Noise can be almost as distracting as visual clutter. Over-ear sound-cancelling headphones can really diminish distractions and allow you to listen to meditation soundtracks, music or podcasts – whatever lets you concentrate best – without distraction. Any sort of headphones or in-ear buds will help. Noise-cancelling earplugs are also often available from the Library for anyone who really hates excess noise.
3. Visualise the end at the beginning
Begin with the end in mind – the joy of submission, the reward of successful completion, whatever matters most to you. It is tremendously motivating, and visualising what you are working to produce helps shape what you are producing.
4. Find the fun
We learn most effectively when we are having fun. Allow your creativity and imagination to run riot. Play with the ideas. The final product might have to be written in an accepted formal academic style, but the doodles, diagrams, mind maps and linking of ideas leading up to it certainly don’t.
5. Face what you most fear
You start the day as fresh as you are going to get! Given that you are likely to become less productive and capable as the day wears on, consider starting with the most challenging things you need to complete, move on to progressively less difficult things, and then finish off with routine activities such as laundry, reading non-critical emails, and so on.
6. Focus in
Map the ‘big picture of that idea and make a note of gaps in your knowledge you need to come back to fill in later, then focus in on one thing at a time and work in short, focused chunks. Concentrate absolutely for as long as suits you – if you are in ‘flow’ and are being highly productive, keep going but otherwise try working in 25-minute chunks separated by moving about or doing something entirely different in between, such as a craft or colouring exercise. This particular method is called the Pomodoro Technique. You can find more about it here.
7. Go incognito
If you need to focus on work, go ‘offline’ on social media and put your phone on silent. This way, you can get some much-needed focus time in without all your bored friends interrupting your flow to say “hello”. After all, they will all want the same when they are trying to focus. Just remember to turn everything back on when you do want to relax so that others know you are there to chat!
8. Put aside a set time to read University emails
Email can be stressful, draining and boring, but emails from the University in particular sometimes tell you things that you need to know. Set aside a short period of time each day to check for important emails about changes to your taught sessions and assignments, recalled library books, and so on. Anything not important can be ‘snoozed’ or just deleted.

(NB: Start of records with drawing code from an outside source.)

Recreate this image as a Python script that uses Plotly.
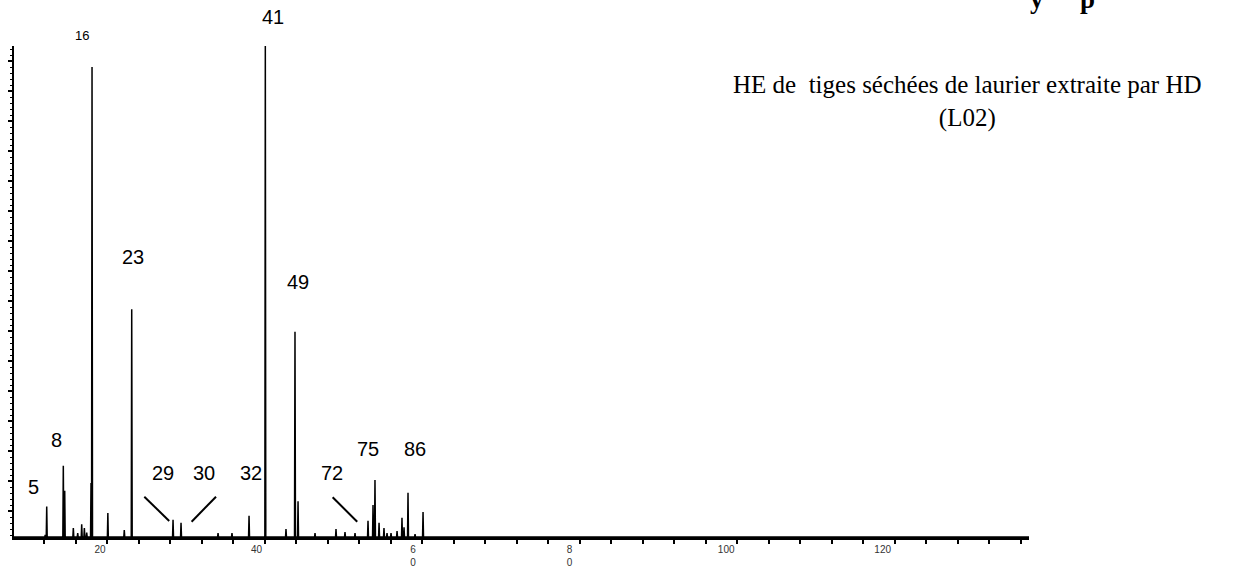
import plotly.graph_objects as go

# Chromatogram peaks: retention time (min) and relative abundance (% of largest peak)
retention_min = [13.00, 13.19, 15.31, 15.49, 16.59, 17.15, 17.66, 18.00, 18.30,
                 18.85, 18.98, 21.00, 23.10, 24.05, 29.33, 30.35, 35.08, 36.86,
                 39.04, 41.12, 43.76, 44.91, 45.30, 47.47, 50.15, 51.30, 52.58,
                 54.24, 54.88, 55.13, 55.65, 56.28, 56.67, 57.18, 57.95, 58.58,
                 58.84, 59.35, 60.25, 61.27]
abundance_pct = [0.4, 6.2, 14.5, 9.4, 1.8, 0.8, 2.6, 1.8, 0.9,
                 11.0, 95.7, 4.9, 1.4, 46.4, 3.5, 2.9, 0.8, 0.8,
                 4.3, 100.0, 1.6, 41.8, 7.3, 0.8, 1.6, 1.0, 0.8,
                 3.3, 6.5, 11.6, 2.9, 1.8, 0.8, 0.8, 1.2, 3.9,
                 2.0, 9.0, 0.6, 5.1]

# Peak numbers written on the chromatogram
peak_ids = ["5", "8", "16", "23", "29", "30", "32", "41", "49", "72", "75", "86"]

# Time-axis labels
time_ticks = [20, 40, 60, 80, 100, 120]
time_tick_text = ["20", "40", "6<br>0", "8<br>0", "100", "120"]

X_RANGE = [9.01, 138.69]
Y_RANGE = [0, 100]
HALF_WIDTH = 0.06

# Build the spike trace from the peak table
xs, ys = [X_RANGE[0]], [0]
for rt, h in zip(retention_min, abundance_pct):
    xs += [rt - HALF_WIDTH, rt, rt + HALF_WIDTH]
    ys += [0, h, 0]
xs.append(X_RANGE[1])
ys.append(0)

fig = go.Figure()
fig.add_trace(go.Scatter(x=xs, y=ys, mode="lines",
                         line=dict(color="black", width=1.5),
                         hoverinfo="skip", showlegend=False, cliponaxis=False))

# Label placement for each peak number (x in minutes, y as fraction of the frame height)
label_x = [11.47, 14.46, 17.74, 24.22, 28.09, 33.29, 39.25, 42.14, 45.34, 49.60, 54.28, 60.25]
label_y = [0.1012, 0.1976, 1.021, 0.570, 0.1297, 0.1297, 0.1297, 1.0597, 0.520, 0.1297, 0.1792, 0.1792]
label_size = [20, 20, 13, 20, 20, 20, 20, 20, 20, 20, 20, 20]

for pid, lx, ly, fs in zip(peak_ids, label_x, label_y, label_size):
    fig.add_annotation(x=lx, y=ly, xref="x", yref="paper", text=pid, showarrow=False,
                       font=dict(family="Liberation Sans, Arial", size=fs, color="black"),
                       xanchor="center", yanchor="middle")

# Leader strokes pointing to small peaks 29, 30 and 72
leaders = [(25.66, 8.21, 28.84, 3.26), (34.82, 8.21, 31.70, 3.12), (49.72, 8.09, 52.86, 3.12)]
for x0, y0, x1, y1 in leaders:
    fig.add_shape(type="line", xref="x", yref="y", x0=x0, y0=y0, x1=x1, y1=y1,
                  line=dict(color="black", width=2))

# Sample description
fig.add_annotation(xref="paper", yref="paper", x=0.9399, y=0.887,
                   text="HE de\u00a0 tiges séchées de laurier extraite par HD<br>(L02)",
                   showarrow=False, align="center", xanchor="center", yanchor="middle",
                   font=dict(family="Liberation Serif, Times New Roman", size=25, color="black"))

# Heading above the frame (only its lowest strokes fall inside the page)
for tx, txt in [(1.0079, "y"), (1.058, "p")]:
    fig.add_annotation(xref="paper", yref="paper", x=tx, y=1.062, text="<b>" + txt + "</b>",
                       showarrow=False, xanchor="center", yanchor="bottom",
                       font=dict(family="Liberation Serif, Times New Roman", size=27, color="black"))

fig.update_layout(
    width=1242, height=569,
    margin=dict(l=14, r=213, t=46, b=32),
    paper_bgcolor="white", plot_bgcolor="white",
    showlegend=False,
    xaxis=dict(range=X_RANGE, showgrid=False, zeroline=False, automargin=False,
               showline=True, linecolor="black", linewidth=2.5,
               tickmode="array", tickvals=time_ticks, ticktext=time_tick_text,
               ticks="", ticklabelstandoff=1,
               tickfont=dict(family="Liberation Sans, Arial", size=10, color="#333333"),
               minor=dict(ticks="outside", tick0=12.845, dtick=4.0245, ticklen=4,
                          tickwidth=1.5, tickcolor="black", showgrid=False)),
    yaxis=dict(range=Y_RANGE, showgrid=False, zeroline=False, automargin=False,
               showline=True, linecolor="black", linewidth=1.5,
               showticklabels=False,
               tickmode="linear", tick0=5.295, dtick=6.110,
               ticks="outside", ticklen=4, tickwidth=1.5, tickcolor="black",
               minor=dict(ticks="outside", tick0=5.295, dtick=1.222, ticklen=2.5,
                          tickwidth=1, tickcolor="black", showgrid=False)),
)

fig.write_html("out.html")
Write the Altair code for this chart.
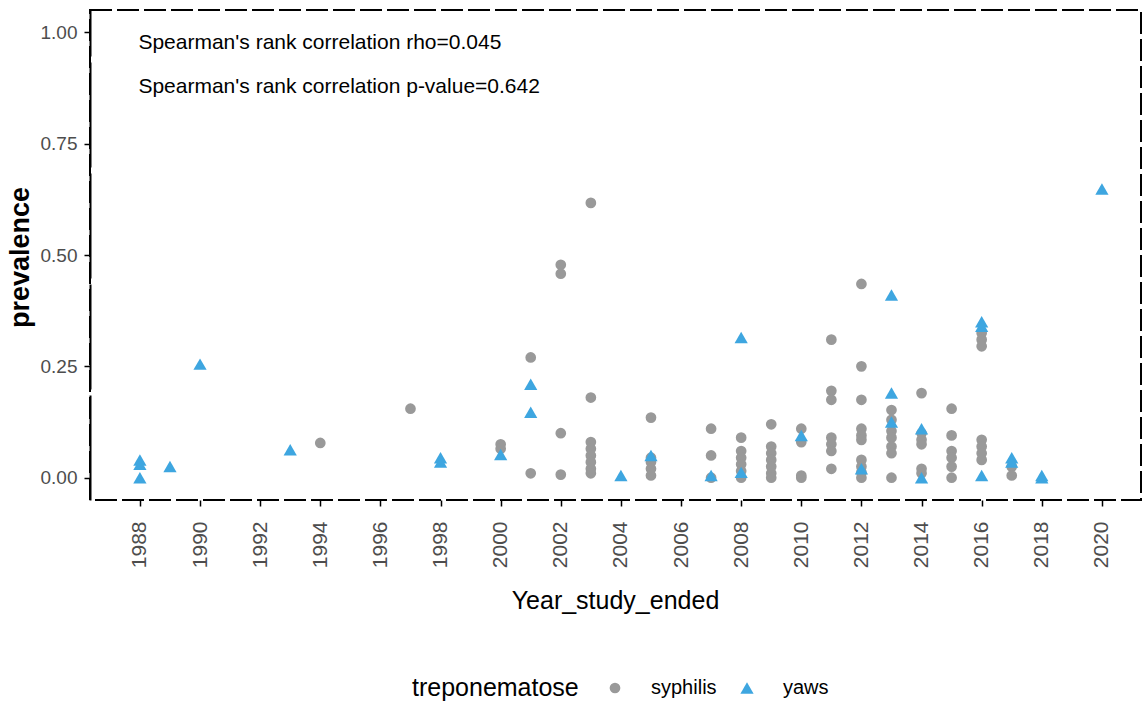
import altair as alt
import pandas as pd

# ---- data ----
syph_year = (
    [1994, 1997, 2000, 2000, 2001, 2001]
    + [2002] * 4 + [2003] * 8 + [2005] * 5 + [2007] * 3 + [2008] * 6
    + [2009] * 7 + [2010] * 4 + [2011] * 7 + [2012] * 10 + [2013] * 7
    + [2014] * 6 + [2015] * 6 + [2016] * 7 + [2017] * 2
)
syph_val = (
    [0.078, 0.155, 0.075, 0.065, 0.27, 0.01]
    + [0.478, 0.458, 0.10, 0.007]
    + [0.617, 0.18, 0.08, 0.065, 0.05, 0.035, 0.02, 0.01]
    + [0.135, 0.045, 0.035, 0.02, 0.005]
    + [0.11, 0.05, 0.0]
    + [0.09, 0.06, 0.045, 0.03, 0.015, 0.0]
    + [0.12, 0.07, 0.055, 0.04, 0.025, 0.01, 0.0]
    + [0.11, 0.08, 0.005, 0.0]
    + [0.31, 0.195, 0.175, 0.09, 0.075, 0.06, 0.02]
    + [0.435, 0.25, 0.175, 0.11, 0.095, 0.085, 0.04, 0.025, 0.012, 0.0]
    + [0.152, 0.13, 0.105, 0.09, 0.07, 0.055, 0.0]
    + [0.19, 0.10, 0.085, 0.075, 0.02, 0.01]
    + [0.155, 0.095, 0.06, 0.045, 0.025, 0.0]
    + [0.325, 0.31, 0.295, 0.085, 0.07, 0.055, 0.04]
    + [0.025, 0.005]
)
yaws_year = [1988, 1988, 1988, 1989, 1990, 1993, 1998, 1998, 2000, 2001, 2001,
             2004, 2005, 2007, 2008, 2008, 2010, 2012, 2013, 2013, 2013,
             2014, 2014, 2016, 2016, 2016, 2017, 2017, 2018, 2018, 2020]
yaws_val = [0.04, 0.03, 0.0, 0.025, 0.255, 0.063, 0.045, 0.035, 0.052, 0.21, 0.147,
            0.005, 0.05, 0.005, 0.315, 0.012, 0.095, 0.02, 0.41, 0.19, 0.125,
            0.11, 0.0, 0.35, 0.34, 0.005, 0.045, 0.035, 0.0, 0.005, 0.648]

groups = ["syphilis", "yaws"]
group_colors = ["#999999", "#3ea6e0"]
group_shapes = ["circle", "triangle-up"]
group_sizes = [115, 175]
year_ticks = list(range(1988, 2021, 2))
prev_ticks = [0.0, 0.25, 0.5, 0.75, 1.0]

notes = ["Spearman's rank correlation rho=0.045",
         "Spearman's rank correlation p-value=0.642"]
note_x = [1987.95, 1987.95]
note_y = [0.975, 0.878]

df = pd.DataFrame({
    "Year_study_ended": syph_year + yaws_year,
    "prevalence": syph_val + yaws_val,
    "treponematose": ["syphilis"] * len(syph_year) + ["yaws"] * len(yaws_year),
})
notes_df = pd.DataFrame({"x": note_x, "y": note_y, "text": notes})

FONT = "Liberation Sans, Arial"

xscale = alt.Scale(domain=[1986.34, 2021.3], nice=False, zero=False)
yscale = alt.Scale(domain=[-0.05, 1.05], nice=False, zero=False)

legend = alt.Legend(orient="none", legendX=322, legendY=668,
                    direction="horizontal", titleOrient="left",
                    titleFont=FONT, titleFontSize=25, titleLimit=400,
                    titleFontWeight="normal", titleColor="black",
                    titlePadding=26, labelFont=FONT,
                    labelFontSize=20, labelColor="black",
                    labelOffset=26, columnPadding=20,
                    symbolStrokeWidth=0)

points = alt.Chart(df).mark_point(filled=True, opacity=1).encode(
    x=alt.X("Year_study_ended:Q", scale=xscale,
            axis=alt.Axis(values=year_ticks, format="d", labelAngle=270,
                          labelFont=FONT, labelFontSize=21, labelColor="#4d4d4d",
                          tickSize=6, tickColor="black", tickWidth=1.5,
                          labelPadding=15, domain=False, grid=False,
                          title="Year_study_ended", titleFont=FONT,
                          titleFontSize=25, titleFontWeight="normal",
                          titleColor="black", titleX=525, titleY=100,
                          titleBaseline="middle", titleAlign="center")),
    y=alt.Y("prevalence:Q", scale=yscale,
            axis=alt.Axis(values=prev_ticks, format=".2f",
                          labelFont=FONT, labelFontSize=19, labelColor="#4d4d4d",
                          tickSize=6, tickColor="black", tickWidth=1.5,
                          labelPadding=7, grid=False,
                          domain=True, domainColor="black", domainWidth=2,
                          domainDash=[105, 6],
                          title="prevalence", titleFont=FONT, titleFontSize=27,
                          titleFontWeight="bold", titleColor="black",
                          titleX=-70, titleY=247, titleAngle=270,
                          titleBaseline="middle", titleAlign="center")),
    color=alt.Color("treponematose:N",
                    scale=alt.Scale(domain=groups, range=group_colors),
                    legend=legend),
    shape=alt.Shape("treponematose:N",
                    scale=alt.Scale(domain=groups, range=group_shapes),
                    legend=legend),
    size=alt.Size("treponematose:N",
                  scale=alt.Scale(domain=groups, range=group_sizes),
                  legend=legend),
)

text = alt.Chart(notes_df).mark_text(
    align="left", baseline="middle", font=FONT, fontSize=21, color="black"
).encode(x=alt.X("x:Q", scale=xscale), y=alt.Y("y:Q", scale=yscale), text="text:N")

chart = alt.layer(points, text).properties(
    width=1051, height=490,
    background="white",
    autosize=alt.AutoSizeParams(type="none"),
    padding={"left": 90, "top": 10, "right": 4, "bottom": 215},
).configure_view(
    stroke="black", strokeWidth=2, strokeDash=[22, 5]
)

chart.save("out.html", embed_options={"renderer": "svg", "actions": False})
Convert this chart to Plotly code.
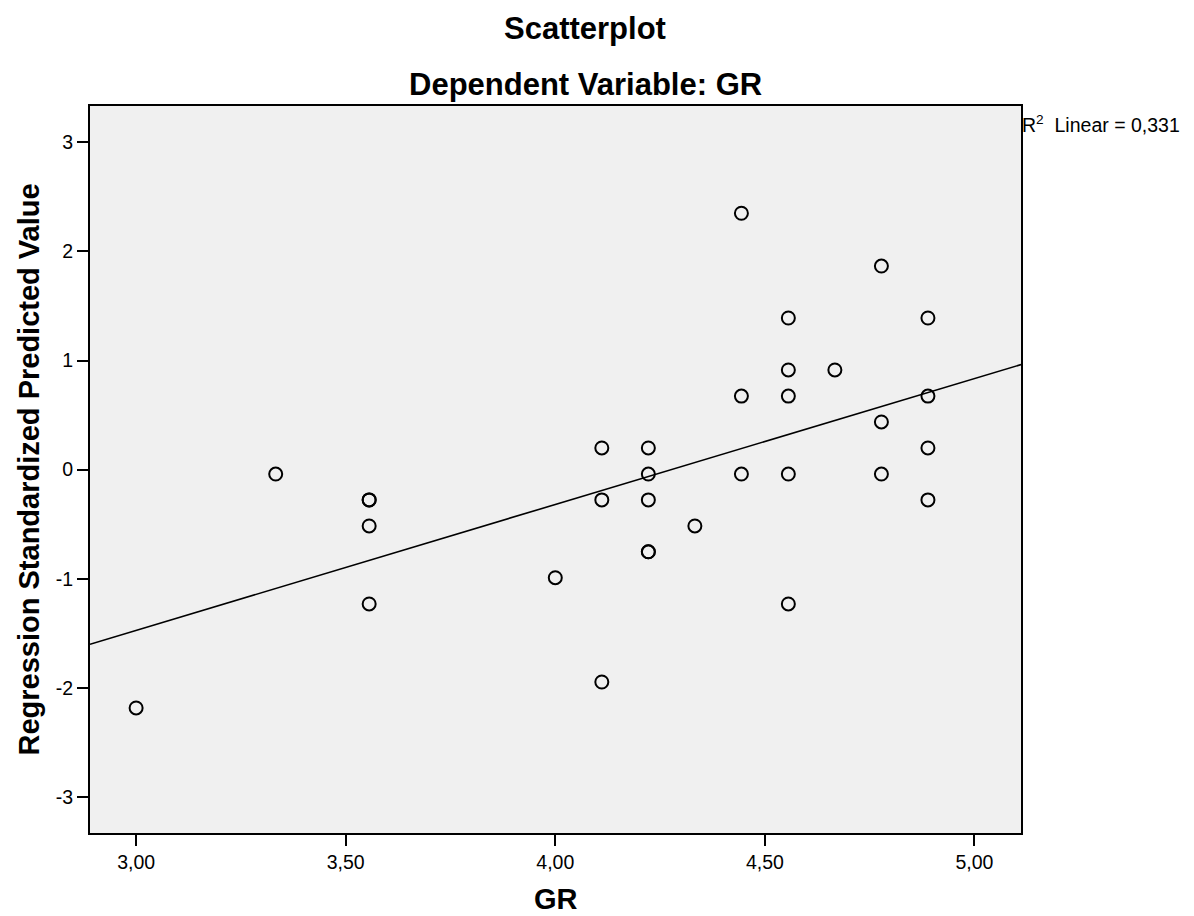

If you are getting a lot of unwanted emails from outside of the University for any reason, remember you can mark them as ‘spam’ and Google will try to filter them out before they reach your inbox.
9. Switch off
Remember the Duke of Wellington’s saying: “The work of the day, in the day.” Do not worry about what was not done in the day just gone, just reprioritise and crack on with what’s most urgent tomorrow. Be kind to yourself. You deserve happiness and will perform better if you feel excited and engrossed by the puzzles in hand rather than blaming yourself for what you believe you ought to have done. Yesterday is gone, tomorrow is not yet here. Enjoy yourself now and remember to switch off. You need to recharge like everything does!